Depuis 90 ans chaque Arménien fait et transmet ce qu'il fait à un autre Arménien qui porte la voix plus loin que son prédécesseur. En bien ou en mal qu'importe, mais en mal toujours vers un mieux. Une brochure engendre cent livres, des milliers de pages, des milliers de lectures, qui engendrent dix mille indignations, qui chauffent cent mille consciences nouvelles, qui forcent les consciences froides à s'affranchir de leur bonheur narcissique au nom des impératifs catégoriques de la civilisation.
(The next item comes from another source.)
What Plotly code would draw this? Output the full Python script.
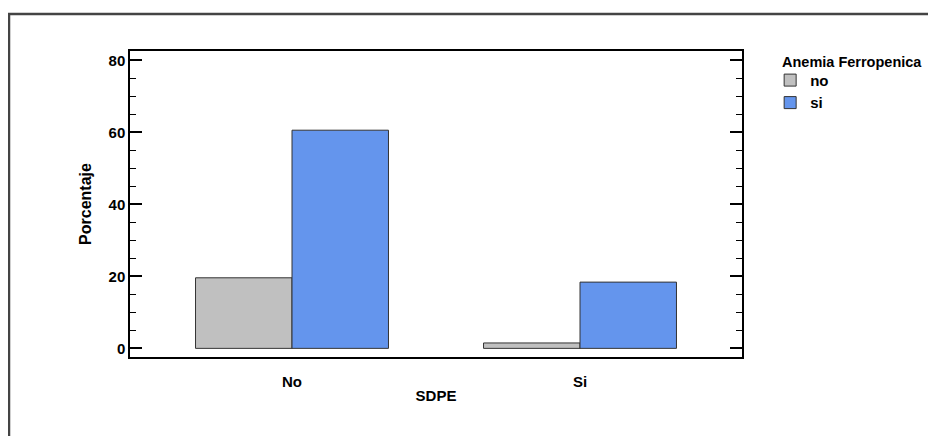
import plotly.graph_objects as go

categories = ["No", "Si"]
series_names = ["no", "si"]
values_no = [19.6, 1.5]
values_si = [60.6, 18.4]
colors = ["#C0C0C0", "#6495ED"]
legend_title = "Anemia Ferropenica"

FONT = "Liberation Sans, Arial, sans-serif"

fig = go.Figure()
for name, vals, col in zip(series_names, [values_no, values_si], colors):
    fig.add_trace(go.Bar(
        x=categories, y=vals, name=name,
        marker=dict(color=col, line=dict(color="#333333", width=1)),
    ))

# page has an 8px body margin; figure is sized to fit the window
fig.update_layout(
    width=928, height=428,
    margin=dict(l=122, r=194, t=43, b=79),
    paper_bgcolor="white", plot_bgcolor="white",
    barmode="group", bargap=0.33, bargroupgap=0,
    font=dict(family=FONT, size=15, color="black", weight="bold"),
    legend=dict(
        x=1.046, y=0.958, xanchor="left", yanchor="top",
        font=dict(family=FONT, size=15, weight="bold"),
        traceorder="normal",
    ),
    showlegend=True,
)

fig.add_annotation(
    text=legend_title, xref="paper", yref="paper",
    x=1.062, y=0.964, xanchor="left", yanchor="middle", showarrow=False,
    font=dict(family=FONT, size=14.5, weight="bold", color="black"),
)

fig.update_xaxes(
    range=[-0.5625, 1.5625],
    showline=True, linecolor="black", linewidth=1.5, mirror=True,
    ticks="", showgrid=False,
    tickfont=dict(family=FONT, size=15, weight="bold"),
    ticklabelstandoff=10,
    title=dict(text="SDPE", font=dict(family=FONT, size=15, weight="bold"), standoff=2),
)
fig.update_yaxes(
    range=[-2.4, 82.6],
    showline=True, linecolor="black", linewidth=1.5, mirror="allticks",
    ticks="inside", ticklen=12, tickwidth=1.5, tickcolor="black",
    tickvals=[0, 20, 40, 60, 80],
    minor=dict(tickvals=[5, 10, 15, 25, 30, 35, 45, 50, 55, 65, 70, 75],
               ticks="inside", ticklen=6, tickcolor="black", tickwidth=1),
    showgrid=False, zeroline=False,
    tickfont=dict(family=FONT, size=15, weight="bold"),
    title=dict(text="Porcentaje", font=dict(family=FONT, size=16, weight="bold"), standoff=13),
)

# outer frame (partially visible: left and top edges)
fig.add_shape(type="rect", xref="paper", yref="paper",
              x0=-0.1977, x1=2.0, y0=-1.0, y1=1.121,
              line=dict(color="#444444", width=2.5), layer="below")

fig.write_html("out.html")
Le NAMiste menstruel nourrit le vigilant du négationnisme, le centriste décentré enfante le dachnakyste charismystique, celui-ci fait le militant obsédé par le traité de Sèvres, la diseuse davidsassouniote produit du poète mashdotsophile, de sorte que le peintre arméno-artménien et la femme en noir et œillet blanc de Marseille marchent comme frère et sœur dans le même axe du même acte de la même obsession.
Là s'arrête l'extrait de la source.